As the 2016-2017 school year comes to a close, I’m thinking a lot about what worked well this year. Actually that’s not true. I’m thinking obsessively about what I want to do differently next year. Feedback I’ve received from surveying my students throughout the year and from educators from around Rhode Island who have visited my classroom leaves me with more questions than answers. Also, I finally have a partner for next year! My colleague Sam Schachter and I are going to build playlists for Algebra 1 together. Check out his blog to get his perspective on our endeavor. Now that I won’t be doing this alone any more, I feel an even greater responsibility to address these concerns. I’m also super excited to have someone to plan with who will provide a fresh perspective.
For my FuseRI project (see my first blog post) I identified a few problems of practice, and then attempted to address them one at a time throughout the 2015-2016 school year. I think it is time to try that again. Below are some issues I’ve identified with a few initial thoughts. If you have suggestions as you read this, please share them here.
The problem: I encourage my students to work where they want and with who they want. They love this. Most of my students sat in the same area, with the same people all year. That was a mistake. Some groups worked together brilliantly, engaging in productive “math fights” and collaborating effectively. However, other groups did not. Students had very few opportunities to hear from each other outside of their small groups. Groups consisting of struggling learners became self-fulfilling prophecies, feeding off of each other’s frustrations.
Possible solution: I want to try implementing more purposeful grouping. One idea is to start each unit with self-selected groups. After a few days, when the high flyers are moving ahead, and others are “falling behind”, force them into groups based on where they are. For example, group A are students who are “behind”, group B are “on track”, and group C are “ahead” of schedule (if you’re wondering why I’m using quotes, read my last blog post). This way I can support them more effectively. Also, if they are grouped based on where they are in their work, they can more easily support each other and collaborate.

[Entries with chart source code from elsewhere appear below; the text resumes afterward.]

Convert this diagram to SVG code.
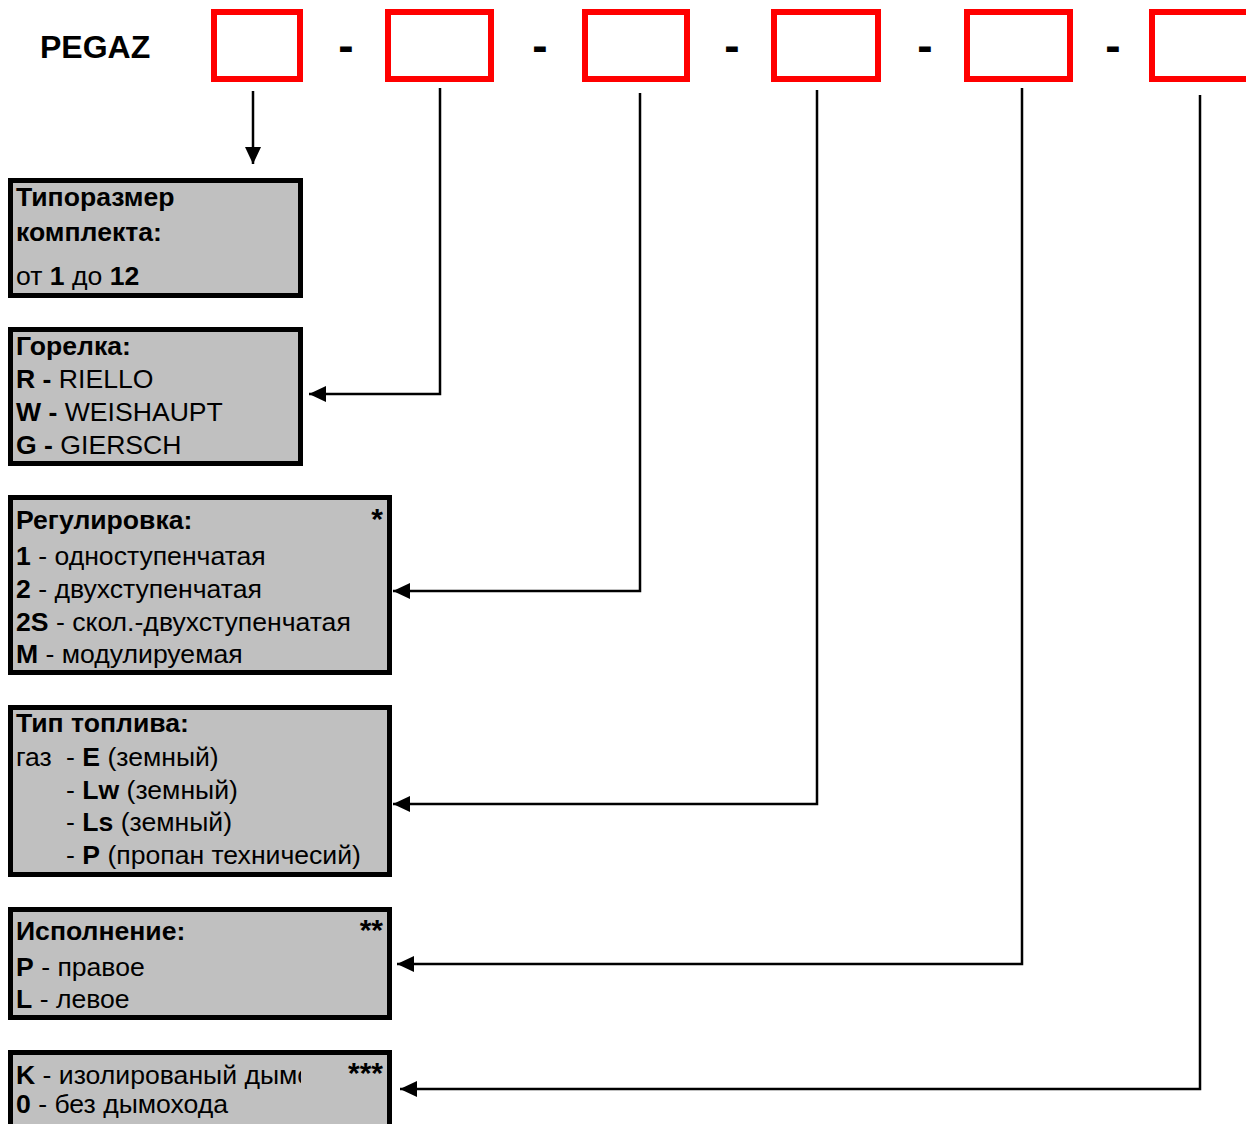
<svg xmlns="http://www.w3.org/2000/svg" width="1246" height="1124" viewBox="0 0 1246 1124">
<style>
.code{fill:none;stroke:#ff0000;stroke-width:6}
.box{fill:#c0c0c0;stroke:#000;stroke-width:5}
.t{font-family:"Liberation Sans",Arial,sans-serif;font-size:26.6px;fill:#000}
.b{font-weight:bold}
.title{font-family:"Liberation Sans",Arial,sans-serif;font-size:32px;font-weight:bold;fill:#000}
.dash{font-family:"Liberation Sans",Arial,sans-serif;font-size:46px;font-weight:bold;fill:#000;text-anchor:middle}
.conn{fill:none;stroke:#000;stroke-width:2.5}
.star{font-family:"Liberation Sans",Arial,sans-serif;font-size:30px;font-weight:bold;text-anchor:end}
</style>
<defs>
<marker id="ah" viewBox="0 0 17 16" refX="17" refY="8" markerWidth="17" markerHeight="16" markerUnits="userSpaceOnUse" orient="auto">
<path d="M0,0 L17,8 L0,16 Z" fill="#000"/>
</marker>
<clipPath id="clipF"><rect x="0" y="1050" width="301" height="74"/></clipPath>
</defs>
<rect width="1246" height="1124" fill="#fff"/>
<g id="header">
<text class="title" x="40" y="58">PEGAZ</text>
<rect class="code" x="214" y="12" width="86" height="67"/>
<rect class="code" x="388" y="12" width="103" height="67"/>
<rect class="code" x="585" y="12" width="102" height="67"/>
<rect class="code" x="774" y="12" width="104" height="67"/>
<rect class="code" x="967" y="12" width="103" height="67"/>
<rect class="code" x="1152" y="12" width="110" height="67"/>
<text class="dash" x="346" y="61">-</text>
<text class="dash" x="540" y="61">-</text>
<text class="dash" x="732" y="61">-</text>
<text class="dash" x="925" y="61">-</text>
<text class="dash" x="1113" y="61">-</text>
</g>
<g id="connectors">
<path class="conn" d="M253,91 V164" marker-end="url(#ah)"/>
<path class="conn" d="M440,88 V394 H309" marker-end="url(#ah)"/>
<path class="conn" d="M640,93 V591 H393" marker-end="url(#ah)"/>
<path class="conn" d="M817,90 V804 H393" marker-end="url(#ah)"/>
<path class="conn" d="M1022,88 V964 H397" marker-end="url(#ah)"/>
<path class="conn" d="M1200,95 V1089 H400" marker-end="url(#ah)"/>
</g>
<g id="size">
<rect class="box" x="10.5" y="180.5" width="290" height="115"/>
<text class="t b" x="16" y="206">Типоразмер</text>
<text class="t b" x="16" y="241">комплекта:</text>
<text class="t" x="16" y="285">от <tspan class="b">1</tspan> до <tspan class="b">12</tspan></text>
</g>
<g id="burner">
<rect class="box" x="10.5" y="329.5" width="290" height="134"/>
<text class="t b" x="16" y="355">Горелка:</text>
<text class="t" x="16" y="388"><tspan class="b">R - </tspan>RIELLO</text>
<text class="t" x="16" y="421"><tspan class="b">W - </tspan>WEISHAUPT</text>
<text class="t" x="16" y="454"><tspan class="b">G - </tspan>GIERSCH</text>
</g>
<g id="regulation">
<rect class="box" x="10.5" y="497.5" width="379" height="175"/>
<text class="t b" x="16" y="529">Регулировка:</text>
<text class="star" x="383" y="529">*</text>
<text class="t" x="16" y="565"><tspan class="b">1</tspan> - одноступенчатая</text>
<text class="t" x="16" y="598"><tspan class="b">2</tspan> - двухступенчатая</text>
<text class="t" x="16" y="631"><tspan class="b">2S</tspan> - скол.-двухступенчатая</text>
<text class="t" x="16" y="663"><tspan class="b">M</tspan> - модулируемая</text>
</g>
<g id="fuel">
<rect class="box" x="10.5" y="707.5" width="379" height="167"/>
<text class="t b" x="16" y="732">Тип топлива:</text>
<text class="t" x="16" y="766">газ<tspan x="66">- </tspan><tspan class="b">E</tspan> (земный)</text>
<text class="t" x="66" y="799">- <tspan class="b">Lw</tspan> (земный)</text>
<text class="t" x="66" y="831">- <tspan class="b">Ls</tspan> (земный)</text>
<text class="t" x="66" y="864">- <tspan class="b">P</tspan> (пропан техничесий)</text>
</g>
<g id="version">
<rect class="box" x="10.5" y="909.5" width="379" height="108"/>
<text class="t b" x="16" y="940">Исполнение:</text>
<text class="star" x="383" y="940">**</text>
<text class="t" x="16" y="976"><tspan class="b">P</tspan> - правое</text>
<text class="t" x="16" y="1008"><tspan class="b">L</tspan> - левое</text>
</g>
<g id="chimney">
<rect class="box" x="10.5" y="1052.5" width="379" height="80"/>
<text class="t" x="16" y="1084" clip-path="url(#clipF)"><tspan class="b">K</tspan> - изолированый дымо</text>
<text class="star" x="383" y="1083">***</text>
<text class="t" x="16" y="1113"><tspan class="b">0</tspan> - без дымохода</text>
</g>
</svg>
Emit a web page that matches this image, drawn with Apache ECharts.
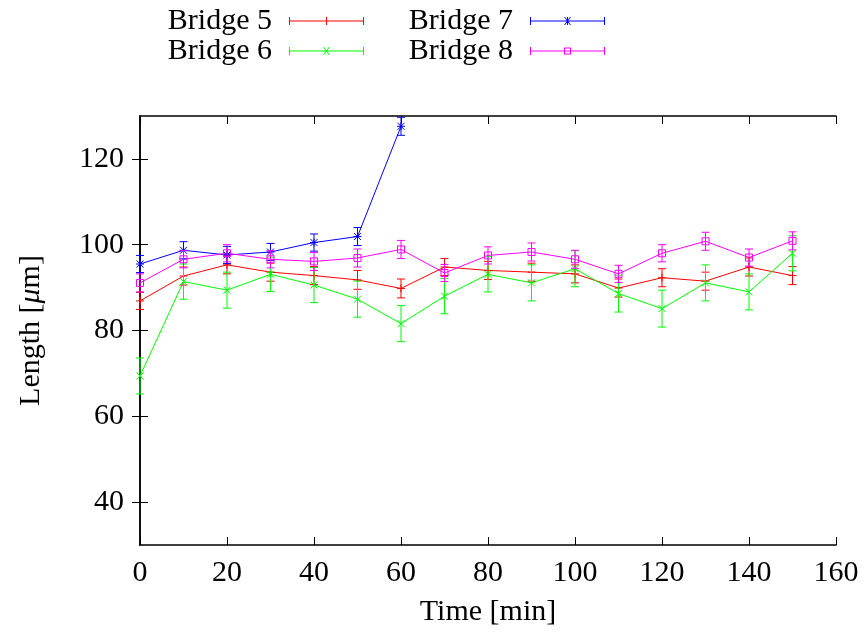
<!DOCTYPE html>
<html>
<head>
<meta charset="utf-8">
<script src="https://cdn.jsdelivr.net/npm/echarts@6/dist/echarts.min.js"></script>
<style>
  html, body { margin: 0; padding: 0; background: #fff; }
  #chart { width: 866px; height: 632px; }
</style>
</head>
<body>
<div id="chart"></div>
<script>
// Sampling times [min]
const time = [0, 10, 20, 30, 40, 50, 60, 70, 80, 90, 100, 110, 120, 130, 140, 150];

// Bridge lengths [µm] and their error bars
const bridge5Len = [86.9, 92.7, 95.3, 93.6, 92.8, 91.8, 89.8, 94.8, 94.0, 93.6, 93.2, 89.9, 92.3, 91.5, 94.8, 92.8];
const bridge5Err = [2.0, 2.1, 2.1, 2.1, 2.1, 2.2, 2.2, 2.0, 2.1, 2.1, 2.1, 2.1, 2.1, 2.1, 2.1, 2.1];

const bridge6Len = [69.4, 91.4, 89.4, 93.1, 90.6, 87.3, 81.6, 88.0, 93.1, 91.1, 94.4, 88.6, 85.1, 91.1, 89.0, 98.0];
const bridge6Err = [4.2, 4.1, 4.2, 4.0, 4.1, 4.2, 4.2, 4.1, 4.1, 4.2, 4.2, 4.3, 4.3, 4.2, 4.2, 4.1];

const bridge7Time = [0, 10, 20, 30, 40, 50, 60];
const bridge7Len = [95.5, 98.7, 97.6, 98.3, 100.5, 101.9, 127.6];
const bridge7Err = [2.0, 2.0, 2.0, 2.0, 2.0, 2.1, 2.1];

const bridge8Len = [91.1, 96.6, 98.0, 96.6, 96.1, 96.9, 98.9, 93.4, 97.5, 98.3, 96.6, 93.2, 98.0, 100.8, 97.0, 100.9];
const bridge8Err = [2.1, 2.0, 2.0, 2.0, 2.1, 2.1, 2.1, 2.0, 2.0, 2.1, 2.1, 2.0, 2.0, 2.1, 2.0, 2.1];

const yTickValues = [40, 60, 80, 100, 120];

const FONT = '"Liberation Serif", "Times New Roman", serif';
const FS = 30;

// Legend sample glyphs: error-bar line with end caps and the point marker
const BAR = 'M0 3.5H75V4.5H0Z M0 0H1V8H0Z M74 0H75V8H74Z';
const PLUS = 'M37 0H38V8H37Z';
const CROSS = 'M34 0L35 0L41 8L40 8Z M40 0L41 0L35 8L34 8Z';
const SQUARE = 'M34 0.5H41V7.5H34Z M35 1.5V6.5H40V1.5Z';
const icons = {
  plus: 'path://' + BAR + ' ' + PLUS,
  cross: 'path://' + BAR + ' ' + CROSS,
  star: 'path://' + BAR + ' ' + PLUS + ' ' + CROSS,
  square: 'path://' + BAR + ' ' + SQUARE
};

const series = [
  { name: 'Bridge 5', color: '#ff0000', t: time, v: bridge5Len, e: bridge5Err, marker: 'plus' },
  { name: 'Bridge 6', color: '#00ff00', t: time, v: bridge6Len, e: bridge6Err, marker: 'cross' },
  { name: 'Bridge 7', color: '#0000ff', t: bridge7Time, v: bridge7Len, e: bridge7Err, marker: 'star' },
  { name: 'Bridge 8', color: '#ff00ff', t: time, v: bridge8Len, e: bridge8Err, marker: 'square' }
];

function markerShapes(kind, x, y, color) {
  const s = 4;
  const st = { stroke: color, lineWidth: 1, fill: null };
  const out = [];
  const ln = (x1, y1, x2, y2) => out.push({ type: 'line', shape: { x1, y1, x2, y2 }, style: st });
  if (kind === 'plus' || kind === 'star') {
    ln(x - s, y, x + s, y);
    ln(x, y - s, x, y + s);
  }
  if (kind === 'cross' || kind === 'star') {
    ln(x - s + 0.5, y - s + 0.5, x + s - 0.5, y + s - 0.5);
    ln(x - s + 0.5, y + s - 0.5, x + s - 0.5, y - s + 0.5);
  }
  if (kind === 'square') {
    out.push({ type: 'rect', shape: { x: x - 3.5, y: y - 3.5, width: 7, height: 7 }, style: st });
  }
  return out;
}

function errorBarRenderer(color, marker) {
  return function (params, api) {
    const t = api.value(0), v = api.value(1), e = api.value(2);
    const c = api.coord([t, v]);
    const lo = api.coord([t, v - e]);
    const hi = api.coord([t, v + e]);
    const cap = 4;
    const st = { stroke: color, lineWidth: 1 };
    const children = [
      { type: 'line', shape: { x1: c[0], y1: lo[1], x2: c[0], y2: hi[1] }, style: st },
      { type: 'line', shape: { x1: c[0] - cap, y1: lo[1], x2: c[0] + cap, y2: lo[1] }, style: st },
      { type: 'line', shape: { x1: c[0] - cap, y1: hi[1], x2: c[0] + cap, y2: hi[1] }, style: st }
    ].concat(markerShapes(marker, c[0], c[1], color));
    return { type: 'group', children };
  };
}

const chartSeries = [];
series.forEach(s => {
  chartSeries.push({
    name: s.name,
    type: 'line',
    xAxisIndex: 0,
    yAxisIndex: 0,
    data: s.t.map((t, i) => [t, s.v[i]]),
    showSymbol: false,
    symbol: 'none',
    itemStyle: { color: s.color },
    lineStyle: { color: s.color, width: 1 },
    animation: false,
    z: 2
  });
  chartSeries.push({
    name: s.name,
    type: 'custom',
    xAxisIndex: 0,
    yAxisIndex: 0,
    data: s.t.map((t, i) => [t, s.v[i], s.e[i]]),
    encode: { x: 0, y: 1 },
    itemStyle: { color: s.color },
    renderItem: errorBarRenderer(s.color, s.marker),
    animation: false,
    z: 3
  });
});

function legendItem(s) {
  return { name: s.name, icon: icons[s.marker], itemStyle: { color: s.color, borderWidth: 0 } };
}

const legendCommon = {
  orient: 'vertical',
  align: 'right',
  top: 6,
  itemWidth: 75,
  itemHeight: 8,
  itemGap: 0,
  padding: 0,
  selectedMode: false,
  textStyle: { fontFamily: FONT, fontSize: FS, color: '#000', lineHeight: 28, padding: [0, 12, 0, 0] }
};

const axisLineStyle = { lineStyle: { color: '#000', width: 1.5 } };
const tickStyle = { inside: true, length: 8, lineStyle: { color: '#000', width: 1 } };

const option = {
  backgroundColor: '#fff',
  animation: false,
  grid: { left: 140, right: 30, top: 116, bottom: 86 },
  legend: [
    Object.assign({}, legendCommon, { right: 502, data: [legendItem(series[0]), legendItem(series[1])] }),
    Object.assign({}, legendCommon, { right: 261, data: [legendItem(series[2]), legendItem(series[3])] })
  ],
  xAxis: [
    {
      type: 'value', position: 'bottom', min: 0, max: 160, interval: 20,
      name: 'Time [min]', nameLocation: 'middle', nameGap: 52,
      nameTextStyle: { fontFamily: FONT, fontSize: FS, color: '#000' },
      axisLine: axisLineStyle, axisTick: tickStyle,
      axisLabel: { fontFamily: FONT, fontSize: FS, color: '#000', margin: 13 },
      splitLine: { show: false }
    },
    {
      type: 'value', position: 'top', min: 0, max: 160, interval: 20,
      axisLine: axisLineStyle, axisTick: tickStyle,
      axisLabel: { show: false }, splitLine: { show: false }
    }
  ],
  yAxis: [
    {
      type: 'value', position: 'left', min: 30, max: 130,
      name: 'Length [{i|μ}m]', nameLocation: 'middle', nameGap: 94, nameRotate: 90,
      nameTextStyle: {
        fontFamily: FONT, fontSize: FS, color: '#000',
        rich: { i: { fontFamily: FONT, fontSize: FS, fontStyle: 'italic', color: '#000' } }
      },
      axisLine: axisLineStyle,
      axisTick: Object.assign({}, tickStyle, { customValues: yTickValues }),
      axisLabel: { fontFamily: FONT, fontSize: FS, color: '#000', margin: 16, customValues: yTickValues },
      splitLine: { show: false }
    },
    {
      type: 'value', position: 'right', min: 30, max: 130,
      axisLine: axisLineStyle,
      axisTick: Object.assign({}, tickStyle, { customValues: yTickValues }),
      axisLabel: { show: false, customValues: yTickValues },
      splitLine: { show: false }
    }
  ],
  series: chartSeries
};

const chart = echarts.init(document.getElementById('chart'), null, { renderer: 'canvas' });
chart.setOption(option);
</script>
</body>
</html>
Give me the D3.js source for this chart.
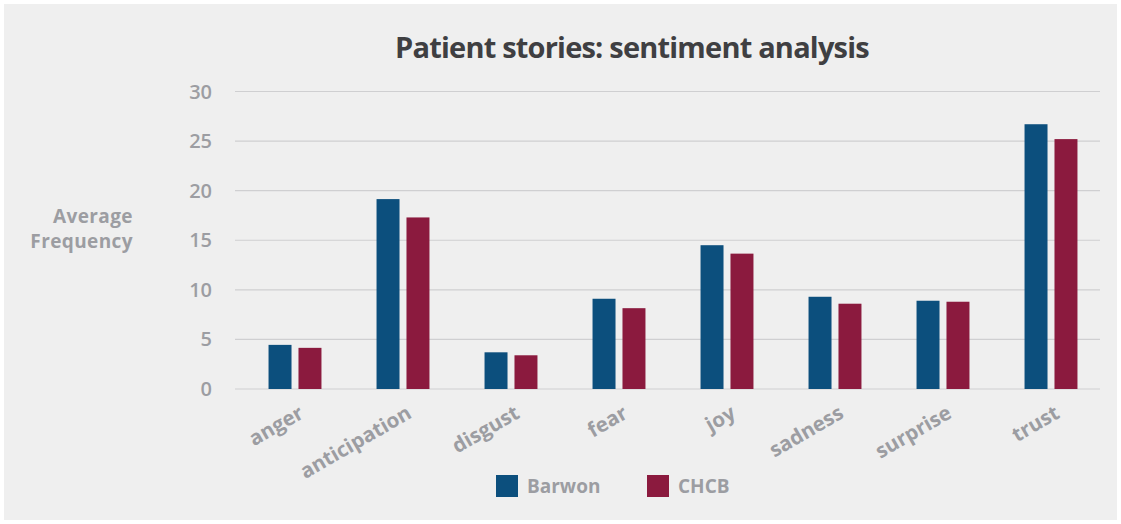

Another idea is to occasionally force mixed level groups to enable the struggling learners to work with the high flyers.
Whole Class Discussion
The problem: Last year I read a blog post written by Alice Keeler challenging teachers to never talk to the entire class...ever. I love the idea of making every interaction with students more personal. However, I think I took it too far. If most of the class is having trouble with the same concept, taking five minutes to go over it as a class isn’t a bad thing.
Possible solution: Duh...talk to the entire class once in awhile for a short period of time! Maybe set a timer on myself so I don’t ramble for too long?
The problem: I wanted to allow my students to take notes in the way that works best for them. I had a few students who took notes almost exclusively electronically, and were able to do it effectively, like this. Many took notes more traditionally in a notebook, and that worked great for them. Unfortunately too many of my students didn’t take effective notes. Whether it be watching videos or solving problems in my playlists, they tried to work without writing anything down. When I provided printed copies of playlist work, those printed copies often wound up in the circular file or backpack void, never to be seen again.
Possible solution: My new playlist partner Sam and I were discussing this recently while planning for next year. He came up with an idea. Require students to use a 3-ring binder. Provide printed copies of all playlist work, already 3-hole punched. If a student doesn’t like this method, they can opt out, but only after effectively demonstrating an alternative.
Pacing Next Level
The problem: Allowing my students to work at their own pace is at the core of everything I’m trying to do in my classroom. However, there are limits to how much time I can allow them to take to get there. They must complete their playlists before taking an assessment. Everyone is taking assessments at the same time. My school isn’t ready to change that. So what do I do with the student who needs a bit more time to master a concept? The student who, for whatever reason, just isn’t keeping up? I want to allow them to work at their own pace, but I need them to be ready on test day.
Possible solution: Currently I try to check in with each student, especially those who are “falling behind” just about every day. Maybe the purposeful grouping will help to address this problem? Otherwise I’m really not sure what to do. Help!